What the task asks:
Tally up the lines carrying the string "this" and respond with only the resulting number.

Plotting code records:
┌──

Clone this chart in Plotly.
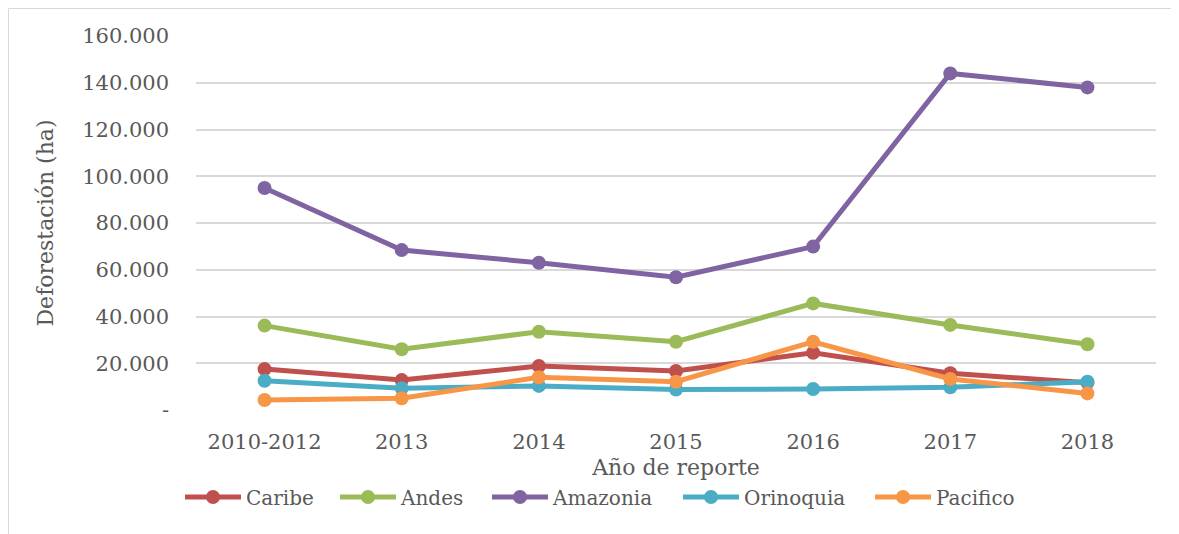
import plotly.graph_objects as go

categories = ["2010-2012", "2013", "2014", "2015", "2016", "2017", "2018"]
caribe = [17500, 12800, 18800, 16700, 24500, 15700, 11700]
andes = [36100, 26000, 33500, 29200, 45600, 36400, 28100]
amazonia = [95000, 68400, 63000, 56800, 69900, 144000, 138000]
orinoquia = [12500, 9300, 10300, 8800, 9000, 9700, 12100]
pacifico = [4300, 5000, 14000, 12100, 29200, 13300, 7100]

series = [
    ("Caribe", caribe, "#C0504D"),
    ("Andes", andes, "#9BBB59"),
    ("Amazonia", amazonia, "#8064A2"),
    ("Orinoquia", orinoquia, "#4BACC6"),
    ("Pacifico", pacifico, "#F79646"),
]

ytickvals = [0, 20000, 40000, 60000, 80000, 100000, 120000, 140000, 160000]
yticktext = ["-", "20.000", "40.000", "60.000", "80.000", "100.000", "120.000", "140.000", "160.000"]

FONT = "DejaVu Serif"
GRAY = "#595959"

# page has an 8px body margin; figure sized/margined so plot area lands at page (196..1156, 36..410)
W, H = 1171, 526
L, R, T, B = 188, 23, 28, 124
pw, ph = W - L - R, H - T - B

def px(x):  # page x -> paper fraction
    return (x - 196) / pw

def py(y):  # page y -> paper fraction
    return (410 - y) / ph

legend_starts = [180, 335, 487, 678, 870]
legend_names = ["legend", "legend2", "legend3", "legend4", "legend5"]

fig = go.Figure()
for (name, vals, color), lg in zip(series, legend_names):
    fig.add_trace(go.Scatter(
        x=categories, y=vals, name=name, mode="lines+markers",
        line=dict(color=color, width=5),
        marker=dict(color=color, size=14),
        legend=lg,
    ))

legend_layout = {}
for lg, xs in zip(legend_names, legend_starts):
    legend_layout[lg] = dict(
        orientation="h", x=px(xs), y=py(497), xanchor="left", yanchor="middle",
        font=dict(family=FONT, size=20, color=GRAY),
        itemwidth=56, bgcolor="rgba(0,0,0,0)",
    )

fig.update_layout(
    width=W, height=H,
    margin=dict(l=L, r=R, t=T, b=B),
    paper_bgcolor="white", plot_bgcolor="white",
    font=dict(family=FONT, size=20, color=GRAY),
    showlegend=True,
    xaxis=dict(
        type="category", range=[-0.5, 6.5],
        showgrid=False, zeroline=False, showline=False,
        tickfont=dict(family=FONT, size=21, color=GRAY),
        ticklabelstandoff=17,
        title=dict(text="Año de reporte", font=dict(family=FONT, size=22, color=GRAY), standoff=6),
    ),
    yaxis=dict(
        range=[0, 160000],
        tickvals=ytickvals, ticktext=yticktext,
        showgrid=True, gridcolor="#D9D9D9", gridwidth=1.5,
        zeroline=False, showline=False,
        tickfont=dict(family=FONT, size=21, color=GRAY),
        ticklabelstandoff=26,
        title=dict(text="Deforestación (ha)", font=dict(family=FONT, size=22, color=GRAY), standoff=22),
    ),
    shapes=[dict(
        type="rect", xref="paper", yref="paper",
        x0=px(8.5), x1=px(1200), y0=py(560), y1=py(8.5),
        line=dict(color="#D9D9D9", width=1), fillcolor="rgba(0,0,0,0)", layer="below",
    )],
    **legend_layout,
)

fig.write_html("out.html")
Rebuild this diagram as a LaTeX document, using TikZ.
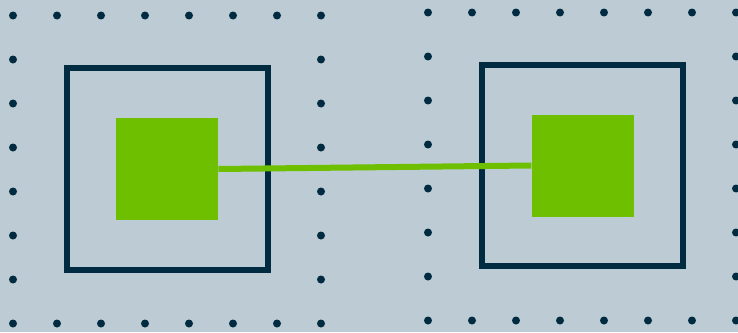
\documentclass[tikz,border=0pt]{standalone}
\usepackage{tikz}
\usetikzlibrary{positioning}
\definecolor{bgblue}{HTML}{BDCBD4}
\definecolor{navy}{HTML}{012B40}
\definecolor{leaf}{HTML}{6EBF00}

\begin{document}
\begin{tikzpicture}[x=1pt,y=-1pt]
\tikzstyle{frame}=[rectangle, minimum size = 201.5pt, inner sep=0pt, line width=6pt, draw=navy]
\tikzstyle{chip}=[rectangle, minimum size = 102pt, inner sep=0pt, fill=leaf]
\tikzstyle{link}=[line width=6pt, draw=leaf]
\tikzstyle{dot}=[circle, fill=navy, inner sep=0pt, minimum size=8pt]
  \fill[bgblue] (0,0) rectangle (738,332);
  \useasboundingbox (0,0) rectangle (738,332);
  % dotted borders
  \foreach \ox/\oy in {13/15.5, 428/12.5} {
    \foreach \i in {0,...,7} {
      \node[dot] at (\ox+44*\i, \oy) {};
      \node[dot] at (\ox+44*\i, \oy+308) {};
    }
    \foreach \i in {1,...,6} {
      \node[dot] at (\ox, \oy+44*\i) {};
      \node[dot] at (\ox+308, \oy+44*\i) {};
    }
  }
  \node[frame] (leftframe) at (167.25,169) {};
  \node[frame] (rightframe) at (582.5,165.5) {};
  \node[chip] (leftchip) at (leftframe.center) {};
  \node[chip] (rightchip) at (rightframe.center) {};
  \path (leftchip.east) edge [link] (rightchip.west);
\end{tikzpicture}
\end{document}
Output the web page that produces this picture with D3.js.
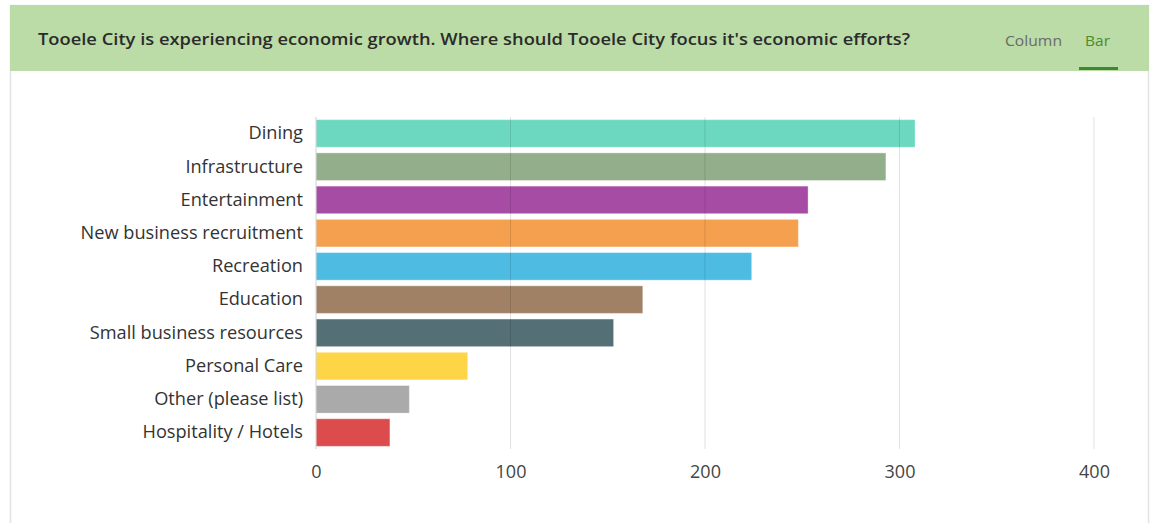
<!DOCTYPE html>
<html>
<head>
<meta charset="utf-8">
<script src="https://cdn.jsdelivr.net/npm/d3@7"></script>
<style>
  html, body { margin: 0; padding: 0; background: #fff; }
  svg { display: block; }
</style>
</head>
<body>
<svg id="chart" width="1153" height="523"></svg>
<script>
const title = "Tooele City is experiencing economic growth. Where should Tooele City focus it's economic efforts?";
const categories = ["Dining", "Infrastructure", "Entertainment", "New business recruitment", "Recreation", "Education", "Small business resources", "Personal Care", "Other (please list)", "Hospitality / Hotels"];
const values = [308, 293, 253, 248, 224, 168, 153, 78, 48, 38];
const colors = ["#6dd8c0", "#93ae8a", "#a64ca5", "#f5a04f", "#4dbbe2", "#a08166", "#546f75", "#fdd546", "#aaaaaa", "#dc4c4c"];
const tickValues = [0, 100, 200, 300, 400];
const tabs = ["Column", "Bar"];

const svg = d3.select("#chart");
const font = "'Open Sans', 'Noto Sans', sans-serif";

// card
svg.append("rect").attr("x", 10.5).attr("y", 5.5).attr("width", 1138).attr("height", 530)
  .attr("fill", "#fff").attr("stroke", "#e3e3e3").attr("stroke-width", 1.5);
svg.append("rect").attr("x", 10).attr("y", 5).attr("width", 1139).attr("height", 66)
  .attr("fill", "#bbdba7");

svg.append("text").attr("x", 38).attr("y", 45)
  .attr("font-family", font).attr("font-size", 17).attr("font-weight", 600)
  .attr("fill", "#2b2b2b").attr("textLength", 872).attr("lengthAdjust", "spacingAndGlyphs")
  .text(title);

svg.append("text").attr("x", 1005).attr("y", 46).attr("font-family", font).attr("font-size", 15)
  .attr("fill", "#6a6a6a").attr("textLength", 57).attr("lengthAdjust", "spacingAndGlyphs").text(tabs[0]);
svg.append("text").attr("x", 1085).attr("y", 46).attr("font-family", font).attr("font-size", 15)
  .attr("fill", "#4f8a2b").attr("textLength", 25).attr("lengthAdjust", "spacingAndGlyphs").text(tabs[1]);
svg.append("rect").attr("x", 1079).attr("y", 67).attr("width", 39).attr("height", 3).attr("fill", "#3b8a2e");

// scales
const x = d3.scaleLinear().domain([0, 400]).range([316, 1094]);
const y = d3.scaleBand().domain(categories).range([117, 449]).paddingInner(0.17).paddingOuter(0.08);

const g = svg.append("g");

// bars
g.selectAll("rect.bar").data(categories).join("rect")
  .attr("class", "bar")
  .attr("x", x(0))
  .attr("y", d => y(d))
  .attr("width", (d, i) => x(values[i]) - x(0))
  .attr("height", y.bandwidth())
  .attr("fill", (d, i) => colors[i])
  .attr("stroke", "rgba(255,255,255,0.35)").attr("stroke-width", 1);

// gridlines on top
g.selectAll("line.grid").data(tickValues).join("line")
  .attr("class", "grid")
  .attr("x1", d => x(d)).attr("x2", d => x(d))
  .attr("y1", 117).attr("y2", 449)
  .attr("stroke", d => d === 0 ? "#d0d0d0" : "rgba(0,0,0,0.12)").attr("stroke-width", 1);

// x axis labels
const xAxis = d3.axisBottom(x).tickValues(tickValues).tickSize(0).tickPadding(0);
const ax = svg.append("g").attr("transform", "translate(0,465)").call(xAxis);
ax.select(".domain").remove();
ax.selectAll("text").attr("font-family", font).attr("font-size", 18).attr("fill", "#444").attr("dy", "0.71em");

// y axis labels
const yAxis = d3.axisLeft(y).tickSize(0).tickPadding(13);
const ay = svg.append("g").attr("transform", `translate(${x(0)},0)`).call(yAxis);
ay.select(".domain").remove();
ay.selectAll("text").attr("font-family", font).attr("font-size", 18.2).attr("fill", "#333");
</script>
</body>
</html>
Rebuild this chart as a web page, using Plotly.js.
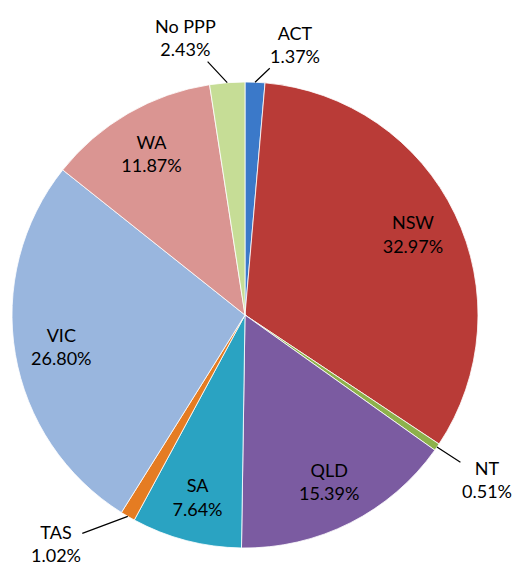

└──

Output below:
4